A validator can remain a participant in the proof of stake consensus mechanism process indefinitely, provided that they do not misbehave, by for example, claiming that a transaction is valid when it is not. This behaviour will result in a loss of staked ether called slashing, and the algorithm carrying out these punitive measures is known as ‘Slasher’. The Ethereum beacon chain is responsible for tracking and updating validators’ deposits as they earn rewards for good behaviour, and have rewards slashed for bad behaviour. It is also important to note that once 32 ether has been sent to the deposit contract, there is no way of withdrawing that ether back onto the current Ethereum proof of work chain. The funds can only be utilized in the context of the new proof of stake system.

Crosslinks

As mentioned above, phase 1 of Ethereum 2.0 is the deployment of so called ‘shard chains’. Shard chains represent a sharding scaling technique that originates from traditional database sharding, where a given database is separated into several pieces and placed in different severs to improve performance and manageability. In the context of Ethereum, transactions that are executed on the Ethereum platform will take place and be split into numerous shard chains.

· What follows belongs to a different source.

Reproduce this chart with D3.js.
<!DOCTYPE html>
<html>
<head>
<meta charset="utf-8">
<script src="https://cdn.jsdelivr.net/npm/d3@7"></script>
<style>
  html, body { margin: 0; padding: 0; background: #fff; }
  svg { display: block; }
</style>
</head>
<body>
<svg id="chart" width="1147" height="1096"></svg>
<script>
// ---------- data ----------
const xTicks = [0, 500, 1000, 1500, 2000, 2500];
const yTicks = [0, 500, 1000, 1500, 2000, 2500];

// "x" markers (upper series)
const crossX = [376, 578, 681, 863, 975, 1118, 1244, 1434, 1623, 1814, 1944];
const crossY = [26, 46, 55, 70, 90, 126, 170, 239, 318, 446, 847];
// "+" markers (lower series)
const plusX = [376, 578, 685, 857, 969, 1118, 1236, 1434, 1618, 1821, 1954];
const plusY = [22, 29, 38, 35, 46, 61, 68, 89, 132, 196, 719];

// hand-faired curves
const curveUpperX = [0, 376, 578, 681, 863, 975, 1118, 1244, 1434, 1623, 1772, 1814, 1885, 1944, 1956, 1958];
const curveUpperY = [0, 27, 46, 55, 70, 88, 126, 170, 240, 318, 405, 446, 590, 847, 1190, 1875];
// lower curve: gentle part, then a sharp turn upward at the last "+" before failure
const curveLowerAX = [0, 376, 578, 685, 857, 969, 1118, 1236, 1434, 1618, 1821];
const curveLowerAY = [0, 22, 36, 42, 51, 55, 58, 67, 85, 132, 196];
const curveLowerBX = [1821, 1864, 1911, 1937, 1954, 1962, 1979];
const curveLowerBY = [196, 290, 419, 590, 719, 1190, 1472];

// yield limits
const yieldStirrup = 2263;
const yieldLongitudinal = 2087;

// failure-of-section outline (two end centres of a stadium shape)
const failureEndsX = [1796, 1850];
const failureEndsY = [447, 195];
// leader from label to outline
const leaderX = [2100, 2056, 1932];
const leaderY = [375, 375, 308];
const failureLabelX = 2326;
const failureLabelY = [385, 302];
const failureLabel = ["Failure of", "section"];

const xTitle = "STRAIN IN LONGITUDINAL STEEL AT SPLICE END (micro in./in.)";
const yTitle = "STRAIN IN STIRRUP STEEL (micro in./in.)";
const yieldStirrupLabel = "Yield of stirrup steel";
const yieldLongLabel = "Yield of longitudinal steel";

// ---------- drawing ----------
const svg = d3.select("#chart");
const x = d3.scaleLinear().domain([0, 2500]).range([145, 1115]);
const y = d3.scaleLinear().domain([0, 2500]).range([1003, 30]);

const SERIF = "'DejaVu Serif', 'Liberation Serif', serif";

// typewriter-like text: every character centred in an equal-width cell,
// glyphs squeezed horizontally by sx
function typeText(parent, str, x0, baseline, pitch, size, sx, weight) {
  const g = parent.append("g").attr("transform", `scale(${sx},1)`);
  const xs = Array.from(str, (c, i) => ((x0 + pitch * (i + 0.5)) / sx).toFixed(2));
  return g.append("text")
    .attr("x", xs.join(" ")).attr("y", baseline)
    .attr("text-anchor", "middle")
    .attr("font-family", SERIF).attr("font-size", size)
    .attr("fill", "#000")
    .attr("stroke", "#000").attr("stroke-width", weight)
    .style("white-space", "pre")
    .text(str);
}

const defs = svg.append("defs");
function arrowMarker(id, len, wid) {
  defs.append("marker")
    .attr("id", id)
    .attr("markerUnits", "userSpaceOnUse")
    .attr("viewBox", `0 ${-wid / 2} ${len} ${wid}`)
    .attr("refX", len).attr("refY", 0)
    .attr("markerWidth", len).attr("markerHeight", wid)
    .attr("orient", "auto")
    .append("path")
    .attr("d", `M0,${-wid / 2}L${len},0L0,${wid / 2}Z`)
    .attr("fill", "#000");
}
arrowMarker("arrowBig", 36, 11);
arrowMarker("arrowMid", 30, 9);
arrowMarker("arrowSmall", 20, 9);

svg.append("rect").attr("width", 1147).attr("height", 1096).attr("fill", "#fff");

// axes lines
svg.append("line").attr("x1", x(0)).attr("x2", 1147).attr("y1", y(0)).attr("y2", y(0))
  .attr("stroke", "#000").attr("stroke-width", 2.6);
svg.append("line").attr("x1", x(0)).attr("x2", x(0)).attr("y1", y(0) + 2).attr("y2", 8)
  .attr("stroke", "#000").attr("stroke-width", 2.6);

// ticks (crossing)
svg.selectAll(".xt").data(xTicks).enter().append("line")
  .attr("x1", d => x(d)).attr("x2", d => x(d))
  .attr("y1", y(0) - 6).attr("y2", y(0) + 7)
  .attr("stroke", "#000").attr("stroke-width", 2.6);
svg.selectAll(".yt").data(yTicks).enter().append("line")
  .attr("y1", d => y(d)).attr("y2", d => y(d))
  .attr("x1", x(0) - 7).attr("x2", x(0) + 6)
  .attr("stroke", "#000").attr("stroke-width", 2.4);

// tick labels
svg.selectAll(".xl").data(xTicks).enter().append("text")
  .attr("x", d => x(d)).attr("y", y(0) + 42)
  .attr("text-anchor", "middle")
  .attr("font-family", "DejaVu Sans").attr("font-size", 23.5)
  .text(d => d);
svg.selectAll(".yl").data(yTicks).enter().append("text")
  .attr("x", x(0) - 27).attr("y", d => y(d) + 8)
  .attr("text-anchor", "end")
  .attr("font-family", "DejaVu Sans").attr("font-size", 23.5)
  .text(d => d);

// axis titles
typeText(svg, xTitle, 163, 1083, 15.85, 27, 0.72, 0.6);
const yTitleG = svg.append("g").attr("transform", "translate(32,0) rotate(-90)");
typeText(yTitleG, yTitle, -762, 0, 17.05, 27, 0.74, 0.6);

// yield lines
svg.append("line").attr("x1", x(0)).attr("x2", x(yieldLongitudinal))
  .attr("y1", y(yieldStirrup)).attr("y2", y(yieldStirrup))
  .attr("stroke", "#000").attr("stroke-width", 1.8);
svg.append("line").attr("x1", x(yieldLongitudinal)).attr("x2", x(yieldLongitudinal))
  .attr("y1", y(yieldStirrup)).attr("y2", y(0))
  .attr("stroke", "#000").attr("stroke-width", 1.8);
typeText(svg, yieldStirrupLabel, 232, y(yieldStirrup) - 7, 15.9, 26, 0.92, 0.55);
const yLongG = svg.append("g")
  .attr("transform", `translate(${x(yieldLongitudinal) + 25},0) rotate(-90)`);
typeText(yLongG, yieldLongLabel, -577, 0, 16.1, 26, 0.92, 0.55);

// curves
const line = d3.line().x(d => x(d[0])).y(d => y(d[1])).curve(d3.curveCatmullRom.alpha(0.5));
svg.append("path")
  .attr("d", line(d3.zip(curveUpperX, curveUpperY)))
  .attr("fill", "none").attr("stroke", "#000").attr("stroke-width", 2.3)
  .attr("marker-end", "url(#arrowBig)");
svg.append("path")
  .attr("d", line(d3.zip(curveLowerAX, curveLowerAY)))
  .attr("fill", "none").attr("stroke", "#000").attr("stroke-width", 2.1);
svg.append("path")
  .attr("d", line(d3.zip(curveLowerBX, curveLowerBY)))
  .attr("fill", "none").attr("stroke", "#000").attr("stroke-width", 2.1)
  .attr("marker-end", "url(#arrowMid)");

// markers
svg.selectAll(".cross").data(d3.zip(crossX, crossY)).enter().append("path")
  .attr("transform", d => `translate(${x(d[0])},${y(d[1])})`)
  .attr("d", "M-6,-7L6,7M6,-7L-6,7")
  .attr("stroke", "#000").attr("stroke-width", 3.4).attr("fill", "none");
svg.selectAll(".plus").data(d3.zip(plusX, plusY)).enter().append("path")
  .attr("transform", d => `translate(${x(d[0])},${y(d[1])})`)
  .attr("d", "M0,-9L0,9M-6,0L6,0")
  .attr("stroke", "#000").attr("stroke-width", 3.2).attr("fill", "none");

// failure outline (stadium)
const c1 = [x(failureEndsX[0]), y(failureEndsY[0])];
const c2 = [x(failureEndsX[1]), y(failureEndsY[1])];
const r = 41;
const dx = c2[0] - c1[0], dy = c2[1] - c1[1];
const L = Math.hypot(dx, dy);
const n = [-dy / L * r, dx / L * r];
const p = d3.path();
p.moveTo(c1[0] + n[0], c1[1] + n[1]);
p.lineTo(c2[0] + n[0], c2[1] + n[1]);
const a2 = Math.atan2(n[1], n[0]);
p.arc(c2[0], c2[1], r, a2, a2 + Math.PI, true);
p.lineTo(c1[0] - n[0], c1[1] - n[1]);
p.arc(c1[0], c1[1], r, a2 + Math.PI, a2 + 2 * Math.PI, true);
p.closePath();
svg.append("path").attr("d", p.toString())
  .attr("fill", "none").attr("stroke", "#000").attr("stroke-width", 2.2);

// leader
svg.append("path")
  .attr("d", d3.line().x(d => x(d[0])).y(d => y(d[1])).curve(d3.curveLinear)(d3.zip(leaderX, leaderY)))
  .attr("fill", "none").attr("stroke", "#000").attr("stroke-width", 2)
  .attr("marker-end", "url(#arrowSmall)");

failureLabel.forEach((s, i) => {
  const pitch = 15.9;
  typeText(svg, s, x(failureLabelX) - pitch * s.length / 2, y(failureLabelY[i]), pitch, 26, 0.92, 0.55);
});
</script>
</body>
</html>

The rationale behind having multiple shard chains is to prevent every single node from having to process every single transaction on the network. By splitting transactions across multiple shard chains, it is hoped that the Ethereum platform will be able to process significantly more transactions per second.

Once shard chains have been deployed, each shard will be assigned a randomly selected active validator who will form a block of transactions from the transactions that have been executed on that shard. The validator will then propose a shard block that will be voted on (or attested to) by a randomly selected sharding committee. A sufficient number of attestations for the proposed shard block will create a ‘crosslink’, which confirms that shard block to be included into the Ethereum beacon chain. Crosslinks are the primary means by which the beacon chain can pick up the updated state of shard chains.

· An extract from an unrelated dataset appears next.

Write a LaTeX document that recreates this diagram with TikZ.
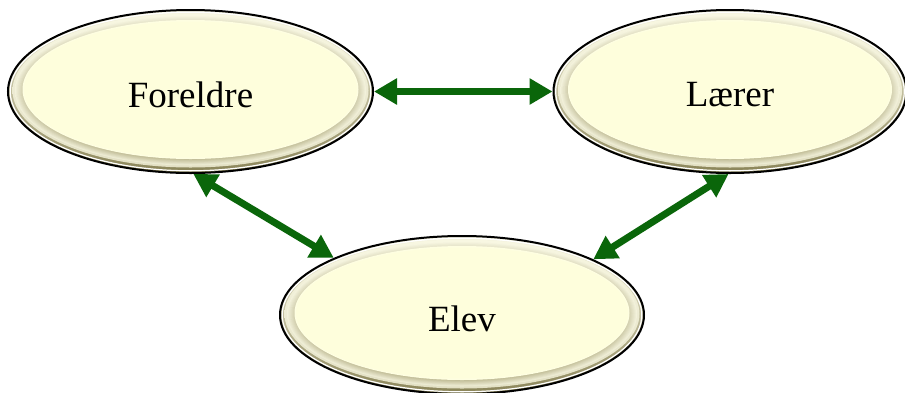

Casper FFG (Friendly Finality Gadget)

Settlement finality, or simply finality, is the notion that once an operation has been completed, that operation is completed for good and cannot be reverted. Finality in the context of decentralized systems such as Bitcoin, is understood as being block confirmations. For example, with Bitcoin, a transaction is largely considered to be final when it has received at least 6 block confirmations, as the likelihood of the transaction being attacked in some way, by for example a double-spend, is considerably low.

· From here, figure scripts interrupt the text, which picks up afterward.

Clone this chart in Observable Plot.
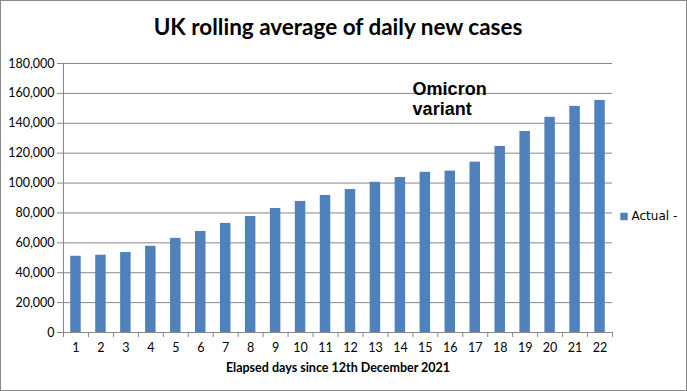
<!DOCTYPE html>
<html>
<head>
<meta charset="utf-8">
<script src="https://cdn.jsdelivr.net/npm/d3@7"></script>
<script src="https://cdn.jsdelivr.net/npm/@observablehq/plot@0.6"></script>
<style>
html, body { margin: 0; padding: 0; background: #fff; }
#chart svg { display: block; outline: 1px solid #888; outline-offset: -1px; }
</style>
</head>
<body>
<div id="chart"></div>
<script>
const days = [1,2,3,4,5,6,7,8,9,10,11,12,13,14,15,16,17,18,19,20,21,22];
const cases = [51000,51700,53500,57700,63000,67600,73000,77600,83000,87700,91700,95700,100500,103700,107200,108000,114000,124500,134500,144000,151300,155300];
const yTicks = [0,20000,40000,60000,80000,100000,120000,140000,160000,180000];
const title = "UK rolling average of daily new cases";
const xLabel = "Elapsed days since 12th December 2021";
const seriesName = "Actual -";
const note = "Omicron\nvariant";

const data = days.map((d, i) => ({day: d, value: cases[i]}));
const boundaries = d3.range(0.5, 23, 1);
const half = 0.21;
const font = "Lato, 'Open Sans', sans-serif";

const chart = Plot.plot({
  width: 687,
  height: 391,
  marginLeft: 63,
  marginRight: 75,
  marginTop: 63,
  marginBottom: 59,
  style: {fontFamily: font, fontSize: "12px", color: "#000", background: "#fff"},
  x: {type: "linear", domain: [0.5, 22.5], axis: null},
  y: {domain: [0, 180000], axis: null},
  marks: [
    Plot.gridY(yTicks, {stroke: "#878787", strokeOpacity: 1, strokeWidth: 1}),
    Plot.rectY(data, {x1: d => d.day - half, x2: d => d.day + half, y: "value", fill: "#4F81BD"}),
    // y axis
    Plot.axisY(yTicks, {tickSize: 6, tickPadding: 3, stroke: "#878787", tickFormat: d3.format(","), fontSize: 12.5, label: null}),
    Plot.ruleX([0.5], {stroke: "#878787"}),
    // x axis
    Plot.ruleY([0], {stroke: "#878787"}),
    Plot.axisX(boundaries, {tickSize: 5, text: null, stroke: "#878787", label: null}),
    Plot.axisX(days, {tickSize: 0, tickPadding: 11, tickFormat: d => String(d), fontSize: 12.5, label: null}),
    Plot.text([xLabel], {frameAnchor: "bottom", lineAnchor: "middle", dy: 35, fontWeight: "bold", fontSize: 12.5, fill: "#000"}),
    // title
    Plot.text([title], {frameAnchor: "top", lineAnchor: "middle", dy: -36, fontWeight: "bold", fontSize: 22.5, fill: "#000"}),
    // annotation
    Plot.text([note], {x: [14.49], y: [168500], textAnchor: "start", lineAnchor: "top", fontFamily: "'Liberation Sans', Arial, sans-serif", fontWeight: "bold", fontSize: 18, lineHeight: 1.13, fill: "#000"}),
    // legend
    Plot.dot([seriesName], {frameAnchor: "right", dx: 11.5, dy: 18.5, symbol: "square", r: 4.2, fill: "#4F81BD", stroke: null}),
    Plot.text([seriesName], {frameAnchor: "right", dx: 19, dy: 18.5, textAnchor: "start", fontSize: 12, fontFamily: "'DejaVu Sans', sans-serif", fill: "#000"})
  ]
});
document.getElementById("chart").appendChild(chart);
</script>
</body>
</html>
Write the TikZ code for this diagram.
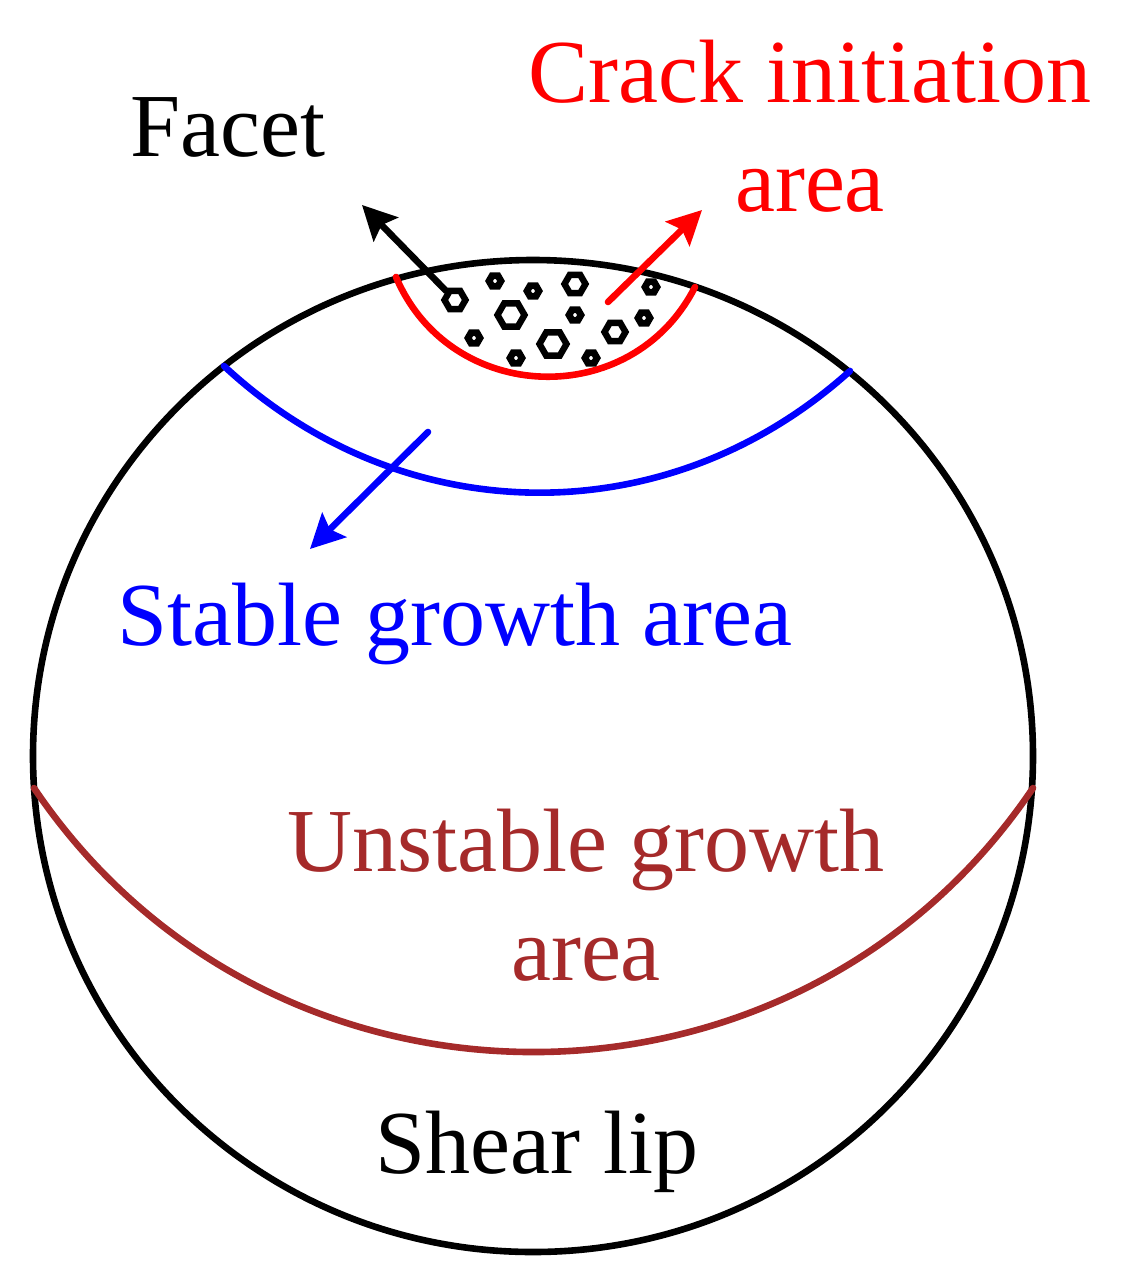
\documentclass[tikz,border=0pt]{standalone}
\usepackage{fontspec}
\setmainfont{Liberation Serif}
\usetikzlibrary{arrows.meta,shapes.geometric}

\tikzset{lbl/.style={inner sep=0pt, align=center, font=\fontsize{45}{54.5}\selectfont}}
\tikzset{lin/.style={line width=3.3pt, line cap=round}}
\tikzset{arr/.style={line width=3.3pt, line cap=round, -{Stealth[length=17pt,width=17pt,inset=3pt]}}}
\tikzset{hexa/.style={draw, regular polygon, regular polygon sides=6, inner sep=0pt}}
\definecolor{lipbrown}{RGB}{165,42,42}

\begin{document}
\begin{tikzpicture}[x=0.5pt,y=-0.5pt]
    \useasboundingbox (0,0) rectangle (1145,1286);

    \node[draw, ellipse, line width=3.3pt, minimum width=500pt, minimum height=496pt, inner sep=0pt] (rim) at (533,756) {};

    \coordinate (r1) at (396,277);
    \coordinate (r2) at (695,287);
    \coordinate (b1) at (224,366);
    \coordinate (b2) at (850,371);
    \coordinate (u1) at (34,788);
    \coordinate (u2) at (1033,788);

    \draw[lin, red] (r1) to[bend right=65, looseness=1.19] (r2);
    \draw[lin, blue] (b1) to[bend right=42.5] (b2);
    \draw[lin, lipbrown] (u1) to[bend right=56, looseness=1.09] (u2);

    % facets
    \foreach \i/\x/\y/\s/\w in {1/455/300/10.5/3.2, 2/495/281/6/3.4, 3/533/291/6/3.4, 4/575/284/10.5/3.2, 5/511/315/13.5/3.2,
        6/575/315/6/3.4, 7/651/287/6/3.4, 8/644/318/6/3.4, 9/615/332/10.5/3.2, 10/474/338/6/3.4, 11/553/344/13.5/3.2,
        12/516/358/6/3.4, 13/591/358/6/3.4}
        \node[hexa, minimum size=\s pt, line width=\w pt] (f\i) at (\x,\y) {};

    \coordinate (ftip) at (362,205);
    \coordinate (cs) at (608,302);
    \coordinate (ctip) at (702,210);
    \coordinate (ss) at (428,432);
    \coordinate (stip) at (310,549);

    \draw[arr] (f1) -- (ftip);
    \draw[arr, red] (cs) -- (ctip);
    \draw[arr, blue] (ss) -- (stip);

    \node[lbl] (facet) at (228,127) {Facet};
    \node[lbl, red] (crack) at (810,126) {Crack initiation\\area};
    \node[lbl, blue] (stable) at (455,624) {Stable growth area};
    \node[lbl, lipbrown] (unstable) at (586,895) {Unstable growth\\area};
    \node[lbl] (shear) at (537,1152) {Shear lip};
\end{tikzpicture}
\end{document}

Casper FFG is an overlay protocol atop a proposal mechanism (as can be found with the Ethereum beacon chain), that is intended to provide stronger finality guarantees than proof of work. Primarily, Casper is responsible for finalizing blocks that are proposed for inclusion in the beacon chain.

Casper is argued to provide stronger finality guarantees than proof of work because there is firstly a standard definition of finality. Finality, in the context of Casper, takes place when 2/3 of validators make maximum-odds bets that a given block will be finalized. This 2/3 majority is a strong incentive that discourages validators from colluding to revert a given block. This is because validators who attempt to collude will stand to lose their deposits for misbehaving.

Another way that Casper provides stronger finality guarantees than proof of work is that validators are pre-registered. Thus, there is no possibility that there is another group of validators making a longer blockchain to try and disrupt the existing one.

Conclusion

To conclude, the implementation of the beacon chain is the first step in a series of changes that are designed to significantly improve the functionality of the Ethereum platform. When the Ethereum beacon chain is deployed, it is intended that the proof of stake chain operate alongside the existing proof of work chain until the latter is retired sometime in the future.